The Mets lost to the Marlins tonight, 4-1, but will be returning home to phace the Phillies this weekend in a series that, frankly, doesn’t mean that much (to the Mets). They’ve more or less sewn up the NL East…just as they had 20 years ago, in the 1986 championship season that has sadly supplanted Mr. Met and his amazing TV commercials as the centerpiece of this year’s Mets marketing campaign. In the Bergen Record, Bob Klapisch writes of his correspondence with Dwight Gooden, who will not be making the Mets’ celebratory reunion game on August 19. B-Klap’s old writing partner and mid-’80s Mets super-ace is currently serving a seven month jail sentence and trying to get clean (again) in Florida.



“If there’d been a higher league in 1985, Doc would’ve been called up in May,” (Ron) Darling said. “You know how you see in the Little League World Series, some kid who’s 6-0 and looks like he’s already shaving? Too good to be playing against everyone else? That was Doc that year, he embarrassed hitters. He was one of the faces of the Mets, he and Darryl and Keith and Kid rejuvenated the franchise from the early Eighties.”
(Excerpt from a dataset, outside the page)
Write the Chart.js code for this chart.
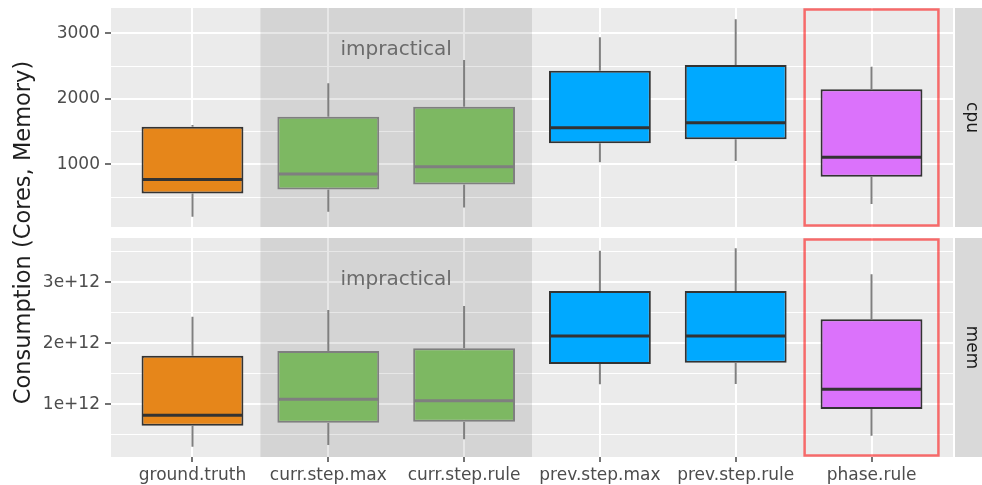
<!DOCTYPE html>
<html>
<head>
<meta charset="utf-8">
<script src="https://cdn.jsdelivr.net/npm/chart.js@4.4.1/dist/chart.umd.min.js"></script>
<style>
  html, body { margin: 0; padding: 0; background: #ffffff; }
  #wrap { position: relative; width: 982px; height: 485px; }
  #wrap canvas { position: absolute; left: 0; top: 0; }
</style>
</head>
<body>
<div id="wrap">
  <canvas id="memChart" width="982" height="485"></canvas>
  <canvas id="cpuChart" width="982" height="485"></canvas>
</div>
<script>
const FONT = "'DejaVu Sans', 'Liberation Sans', sans-serif";

const categories = ['ground.truth', 'curr.step.max', 'curr.step.rule', 'prev.step.max', 'prev.step.rule', 'phase.rule'];

// CPU consumption (cores): five-number summaries per strategy
const cpuMin = [200, 276, 344, 1031, 1050, 394];
const cpuQ1  = [557, 618, 695, 1321, 1382, 811];
const cpuMed = [771, 852, 963, 1559, 1635, 1107];
const cpuQ3  = [1574, 1727, 1879, 2429, 2516, 2145];
const cpuMax = [1600, 2237, 2592, 2939, 3214, 2490];

// Memory consumption: five-number summaries per strategy
const memMin = [3.05e11, 3.33e11, 4.26e11, 1.328e12, 1.333e12, 4.85e11];
const memQ1  = [6.49e11, 6.98e11, 7.15e11, 1.661e12, 1.682e12, 9.23e11];
const memMed = [8.20e11, 1.082e12, 1.059e12, 2.120e12, 2.120e12, 1.246e12];
const memQ3  = [1.797e12, 1.874e12, 1.918e12, 2.857e12, 2.857e12, 2.393e12];
const memMax = [2.436e12, 2.546e12, 2.611e12, 3.518e12, 3.557e12, 3.131e12];

// Axis ticks
const cpuTicks = [1000, 2000, 3000];
const cpuTickLabels = ['1000', '2000', '3000'];
const cpuMinorTicks = [500, 1500, 2500];
const memTicks = [1e12, 2e12, 3e12];
const memTickLabels = ['1e+12', '2e+12', '3e+12'];
const memMinorTicks = [5e11, 1.5e12, 2.5e12, 3.5e12];

const cpuRange = [45, 3385];
const memRange = [1.36e11, 3.726e12];

// Groups marked on the plot
const impracticalGroup = ['curr.step.max', 'curr.step.rule'];
const highlighted = 'phase.rule';

// Styling
const fills    = ['#E6861A', '#7DB862', '#7DB862', '#00A9FF', '#00A9FF', '#DB72FB'];
const outlines = ['#333333', '#7F7F7F', '#7F7F7F', '#333333', '#333333', '#333333'];
const whiskerColor = '#7F7F7F';

function panelDecor(info) {
  const pos = name => categories.indexOf(name) + 1;
  return {
    id: 'panelDecor',
    beforeDraw(chart) {
      const { ctx, chartArea: a } = chart;
      ctx.save();
      ctx.fillStyle = '#EBEBEB';
      ctx.fillRect(a.left, a.top, a.right - a.left, a.bottom - a.top);
      // facet strip on the right
      ctx.fillStyle = '#D9D9D9';
      ctx.fillRect(a.right + 2, a.top, chart.width - a.right - 2, a.bottom - a.top);
      ctx.translate(a.right + 14, (a.top + a.bottom) / 2);
      ctx.rotate(Math.PI / 2);
      ctx.fillStyle = '#1A1A1A';
      ctx.font = '17px ' + FONT;
      ctx.textAlign = 'center';
      ctx.textBaseline = 'alphabetic';
      ctx.fillText(info.strip, 0, 0);
      ctx.restore();
    },
    beforeDatasetsDraw(chart) {
      const { ctx, chartArea: a, scales: { x, y } } = chart;
      ctx.save();
      // shaded band behind the impractical strategies
      const first = pos(impracticalGroup[0]);
      const last = pos(impracticalGroup[impracticalGroup.length - 1]);
      const x0 = x.getPixelForValue(first - 0.5);
      const x1 = x.getPixelForValue(last + 0.5);
      ctx.fillStyle = 'rgba(0,0,0,0.095)';
      ctx.fillRect(x0, a.top, x1 - x0, a.bottom - a.top);
      // whiskers
      ctx.strokeStyle = whiskerColor;
      ctx.lineWidth = 2;
      categories.forEach((c, i) => {
        const cx = x.getPixelForValue(i + 1);
        ctx.beginPath();
        ctx.moveTo(cx, y.getPixelForValue(info.max[i]));
        ctx.lineTo(cx, y.getPixelForValue(info.q3[i]));
        ctx.moveTo(cx, y.getPixelForValue(info.q1[i]));
        ctx.lineTo(cx, y.getPixelForValue(info.min[i]));
        ctx.stroke();
      });
      ctx.restore();
    },
    afterDatasetsDraw(chart) {
      const { ctx, chartArea: a, scales: { x, y } } = chart;
      const bars = chart.getDatasetMeta(0).data;
      ctx.save();
      // medians
      ctx.lineWidth = 3;
      categories.forEach((c, i) => {
        const el = bars[i];
        const my = y.getPixelForValue(info.med[i]);
        ctx.strokeStyle = outlines[i];
        ctx.beginPath();
        ctx.moveTo(el.x - el.width / 2 + 1, my);
        ctx.lineTo(el.x + el.width / 2 - 1, my);
        ctx.stroke();
      });
      // label for the shaded band
      const first = pos(impracticalGroup[0]);
      const last = pos(impracticalGroup[impracticalGroup.length - 1]);
      ctx.fillStyle = '#6B6B6B';
      ctx.font = '20px ' + FONT;
      ctx.textAlign = 'center';
      ctx.textBaseline = 'alphabetic';
      ctx.fillText('impractical', x.getPixelForValue((first + last) / 2), a.top + 47);
      // outline around the highlighted strategy
      const h = pos(highlighted);
      const hx0 = x.getPixelForValue(h - 0.5);
      const hx1 = x.getPixelForValue(h + 0.5);
      ctx.strokeStyle = 'rgba(255,0,0,0.55)';
      ctx.lineWidth = 2.5;
      ctx.strokeRect(hx0 + 1, a.top + 1.5, hx1 - hx0 - 2, a.bottom - a.top - 3);
      ctx.restore();
    },
    afterDraw(chart) {
      if (!info.title) return;
      const { ctx } = chart;
      ctx.save();
      ctx.translate(29.5, 232.5);
      ctx.rotate(-Math.PI / 2);
      ctx.fillStyle = '#1F1F1F';
      ctx.font = '22.5px ' + FONT;
      ctx.textAlign = 'center';
      ctx.textBaseline = 'alphabetic';
      ctx.fillText(info.title, 0, 0);
      ctx.restore();
    }
  };
}

function makePanel(id, info, bottom) {
  const allTicks = info.ticks.concat(info.minor).sort((p, q) => p - q);
  return new Chart(document.getElementById(id), {
    type: 'bar',
    data: {
      datasets: [{
        data: categories.map((c, i) => ({ x: i + 1, y: [info.q1[i], info.q3[i]] })),
        backgroundColor: fills,
        borderColor: outlines,
        borderWidth: 2,
        borderSkipped: false,
        barPercentage: 0.75,
        categoryPercentage: 1
      }]
    },
    options: {
      responsive: false,
      animation: false,
      events: [],
      layout: { padding: { top: bottom ? 238 : 8, bottom: bottom ? 0 : 258, left: 0, right: 29 } },
      plugins: { legend: { display: false }, tooltip: { enabled: false } },
      scales: {
        x: {
          type: 'linear',
          min: 0.4,
          max: categories.length + 0.6,
          offset: false,
          afterBuildTicks: ax => { ax.ticks = categories.map((c, i) => ({ value: i + 1 })); },
          afterFit: ax => {
            ax.height = bottom ? 28 : 0;
            ax.paddingLeft = 0;
            ax.paddingRight = 0;
          },
          ticks: {
            display: bottom,
            autoSkip: false,
            maxRotation: 0,
            minRotation: 0,
            padding: 3,
            color: '#4D4D4D',
            font: { family: FONT, size: 17 },
            callback: v => categories[Math.round(v) - 1]
          },
          grid: {
            offset: false,
            color: '#FFFFFF',
            lineWidth: 2,
            drawTicks: bottom,
            tickLength: 5,
            tickColor: '#444444',
            tickWidth: 1.5
          },
          border: { display: false }
        },
        y: {
          min: info.range[0],
          max: info.range[1],
          afterBuildTicks: ax => { ax.ticks = allTicks.map(v => ({ value: v })); },
          afterFit: ax => {
            ax.width = 111;
            ax.paddingTop = 0;
            ax.paddingBottom = 0;
          },
          ticks: {
            padding: 5,
            color: '#4D4D4D',
            font: { family: FONT, size: 17 },
            callback: v => { const k = info.ticks.indexOf(v); return k >= 0 ? info.labels[k] : ''; }
          },
          grid: {
            color: '#FFFFFF',
            lineWidth: c => info.ticks.includes(c.tick.value) ? 2 : 1,
            tickLength: 6,
            tickColor: c => info.ticks.includes(c.tick.value) ? '#444444' : 'rgba(0,0,0,0)',
            tickWidth: 1.5
          },
          border: { display: false }
        }
      }
    },
    plugins: [panelDecor(info)]
  });
}

makePanel('cpuChart', {
  min: cpuMin, q1: cpuQ1, med: cpuMed, q3: cpuQ3, max: cpuMax,
  ticks: cpuTicks, labels: cpuTickLabels, minor: cpuMinorTicks, range: cpuRange,
  strip: 'cpu'
}, false);

makePanel('memChart', {
  min: memMin, q1: memQ1, med: memMed, q3: memQ3, max: memMax,
  ticks: memTicks, labels: memTickLabels, minor: memMinorTicks, range: memRange,
  strip: 'mem', title: 'Consumption (Cores, Memory)'
}, true);
</script>
</body>
</html>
Don’t think Gooden is unaware of the world passing him by. He has limited phone privileges in prison, but he’s had visitors in Gainesville, including the New York Post, which sent a reporter to see him in May. Gooden told the paper how slowly the days pass and what a mistake it had been for him to choose his seven-month sentence instead of reinstatement of his probation.

Gooden apparently knew he could no longer trust himself in the outside world. One more slip-up and he was facing a five-year term, said the judge, so Doc decided seven months was manageable, considering that he would he entering the prison’s drug rehab program. Irony of ironies, this was the same facility that housed Darryl Strawberry in 2002.

I wrote to Gooden in June, asking for an interview. Two weeks later, a letter appeared in my mailbox. It was Doc’s handwriting, but instead of the flowing, charismatic autograph from his heyday, his name was neatly printed like a grade schooler’s in the return address line. Dwight had a nickname, but it wasn’t Doc. It was his prisoner number, T4 7272A2 118, right next to the postmark which was stamped: “Mailed from a State Correctional Institution.”

Gooden wrote in long-hand. on old-school, three-hole notebook paper. He didn’t hide his misery.

“The treatment part of [jail] is nasty and it’s like a torture chamber,” Gooden wrote, later adding, “This place has changed a lot since Straw was here.”